Q2: How can I prove that I am no longer a California resident?
A2: To prove you are no longer a California resident, you must demonstrate that you have thoroughly severed your economic, social, and familial ties with California and clearly established ties with your new place of residence (Japan). Specifically, this includes actions such as selling/terminating your California residence, surrendering your driver’s license, changing voter registration, closing bank accounts, moving your family, changing employment/business locations, abandoning professional licenses, withdrawing from clubs/organizations, and more. A wide range of actions and supporting documents are required, as these factors are considered holistically.
Q3: If I own property in California, am I automatically considered a resident?
A3: Owning property in California in itself does not automatically make you a resident, but it is a significant factor considered by the FTB in residency determination. Especially if the property was a former principal residence, if family members reside there, or if there is an intent to return in the future, the risk of being deemed a resident increases. Even investment rental properties can influence residency determination when combined with other factors.
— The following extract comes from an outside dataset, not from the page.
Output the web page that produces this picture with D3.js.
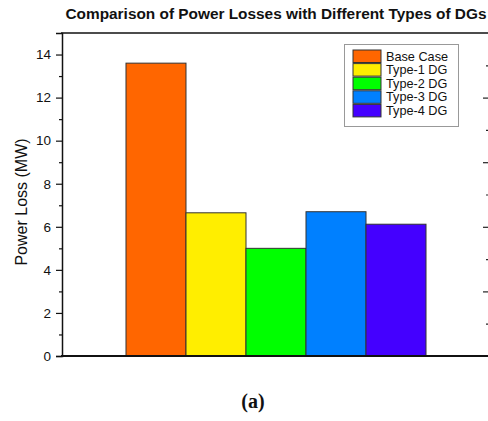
<!DOCTYPE html>
<html>
<head>
<meta charset="utf-8">
<script src="https://cdn.jsdelivr.net/npm/d3@7"></script>
<style>
  html, body { margin: 0; padding: 0; background: #fff; }
  svg { display: block; }
</style>
</head>
<body>
<svg id="chart" width="488" height="421"></svg>
<script>
// Power loss per configuration (MW)
const groups = ["Power Loss"];
const series = ["Base Case", "Type-1 DG", "Type-2 DG", "Type-3 DG", "Type-4 DG"];
const values = [13.6, 6.65, 5.0, 6.7, 6.12];
const colors = ["#FF6600", "#FFEE00", "#00FF00", "#0080FF", "#4400FF"];
const majorTicks = [0, 2, 4, 6, 8, 10, 12, 14];
const minorTicks = [1, 3, 5, 7, 9, 11, 13];
const nextPanelMajor = [3, 6, 9, 12];
const nextPanelMinor = [1.5, 4.5, 7.5, 10.5, 13.5];

const svg = d3.select("#chart");
const plotLeft = 62, plotRight = 490, plotTop = 33, plotBottom = 356;

const y = d3.scaleLinear().domain([0, 15]).range([plotBottom, plotTop]);
const xGroup = d3.scaleBand().domain(groups).range([plotLeft, plotRight])
  .paddingInner(0).paddingOuter(0.2133);
const xSeries = d3.scaleBand().domain(series).range([0, xGroup.bandwidth()]).padding(0);

// Title
svg.append("text")
  .attr("x", 276).attr("y", 19)
  .attr("text-anchor", "middle")
  .attr("font-family", "Liberation Sans, Arial, sans-serif")
  .attr("font-weight", "bold")
  .attr("font-size", 14)
  .attr("textLength", 421)
  .attr("lengthAdjust", "spacingAndGlyphs")
  .attr("fill", "#111")
  .text("Comparison of Power Losses with Different Types of DGs");

// Bars
const g = svg.append("g").attr("transform", `translate(${xGroup(groups[0])},0)`);
g.selectAll("rect").data(series).join("rect")
  .attr("x", d => xSeries(d))
  .attr("y", (d, i) => y(values[i]))
  .attr("width", xSeries.bandwidth())
  .attr("height", (d, i) => y(0) - y(values[i]))
  .attr("fill", (d, i) => colors[i])
  .attr("stroke", "#333")
  .attr("stroke-width", 1);

// Frame: top and bottom lines
svg.append("line").attr("x1", plotLeft - 1).attr("x2", 488).attr("y1", plotTop).attr("y2", plotTop)
  .attr("stroke", "#111").attr("stroke-width", 1.5);
svg.append("line").attr("x1", plotLeft - 1).attr("x2", 488).attr("y1", plotBottom).attr("y2", plotBottom)
  .attr("stroke", "#111").attr("stroke-width", 1.8);

// Left axis with major and minor ticks
const yAxis = d3.axisLeft(y).tickValues(majorTicks).tickSize(6).tickPadding(5).tickFormat(d3.format("d"));
const ag = svg.append("g").attr("transform", `translate(${plotLeft},0)`).call(yAxis);
ag.select(".domain").attr("stroke", "#111").attr("stroke-width", 1.5);
ag.selectAll(".tick line").attr("stroke", "#111").attr("stroke-width", 1.2);
ag.selectAll(".tick text")
  .attr("font-family", "Liberation Sans, Arial, sans-serif")
  .attr("font-size", 13.5).attr("fill", "#111");
const minor = svg.append("g").attr("transform", `translate(${plotLeft},0)`)
  .call(d3.axisLeft(y).tickValues(minorTicks).tickSize(3).tickFormat(""));
minor.select(".domain").remove();
minor.selectAll(".tick line").attr("stroke", "#111").attr("stroke-width", 1.2);

// Axis ticks of the adjacent panel at the right edge
const nextMajor = svg.append("g").attr("transform", "translate(489,0)")
  .call(d3.axisLeft(y).tickValues(nextPanelMajor).tickSize(6).tickFormat(""));
nextMajor.select(".domain").remove();
nextMajor.selectAll(".tick line").attr("stroke", "#222").attr("stroke-width", 1.2);
const nextMinor = svg.append("g").attr("transform", "translate(489,0)")
  .call(d3.axisLeft(y).tickValues(nextPanelMinor).tickSize(3).tickFormat(""));
nextMinor.select(".domain").remove();
nextMinor.selectAll(".tick line").attr("stroke", "#222").attr("stroke-width", 1.2);

// Y axis title
svg.append("text")
  .attr("transform", "translate(27,202) rotate(-90)")
  .attr("text-anchor", "middle")
  .attr("font-family", "Liberation Sans, Arial, sans-serif")
  .attr("font-size", 16)
  .attr("fill", "#111")
  .text("Power Loss (MW)");

// Legend
const lg = svg.append("g");
lg.append("rect").attr("x", 344.5).attr("y", 44.5).attr("width", 114).attr("height", 82)
  .attr("fill", "#fff").attr("stroke", "#999").attr("stroke-width", 1);
const rowH = 13.6;
series.forEach((s, i) => {
  lg.append("rect")
    .attr("x", 353).attr("y", 50 + i * rowH)
    .attr("width", 28).attr("height", 12.5)
    .attr("fill", colors[i]).attr("stroke", "#333").attr("stroke-width", 1);
  lg.append("text")
    .attr("x", 386).attr("y", 60.5 + i * rowH)
    .attr("font-family", "Liberation Sans, Arial, sans-serif")
    .attr("font-size", 12.7).attr("fill", "#111")
    .text(s);
});

// Panel caption
svg.append("text")
  .attr("x", 253).attr("y", 408)
  .attr("text-anchor", "middle")
  .attr("font-family", "Liberation Serif, DejaVu Serif, serif")
  .attr("font-weight", "bold")
  .attr("font-size", 20)
  .attr("fill", "#111")
  .text("(a)");
</script>
</body>
</html>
Q4: If I abandon my U.S. Green Card, does California state tax residency determination become irrelevant?
A4: Abandoning a U.S. Green Card directly impacts federal tax residency determination, but it is considered independently for California state tax residency. Even if you abandon your Green Card, if the FTB determines that you still maintain your ‘domicile’ or ‘closest connections’ with California, you may still be considered a California resident. California’s residency determination is based on an individual’s overall living situation, not just the presence or absence of a Green Card. Therefore, careful consideration of all the aforementioned factors is necessary even after abandoning your Green Card.
Conclusion
California’s residency determination, due to its strictness and complexity, can pose an unexpected tax pitfall for many Japanese individuals considering a return to Japan. Simply physically leaving the state is insufficient; a deliberate and thorough process of ‘Severing Ties’—breaking economic, social, and familial connections with California—is essential.
Clearly establishing your intent to change domicile, acting strategically considering the wide range of factors the FTB emphasizes, and documenting all these actions are key to success. If your situation is complex or if you have concerns about residency determination, it is strongly recommended to consult a professional (CPA or tax advisor) who is knowledgeable in both U.S. and California tax laws for specific advice tailored to your individual circumstances. Proactive planning and professional support are the best defenses against potential high tax burdens and unexpected troubles in the future.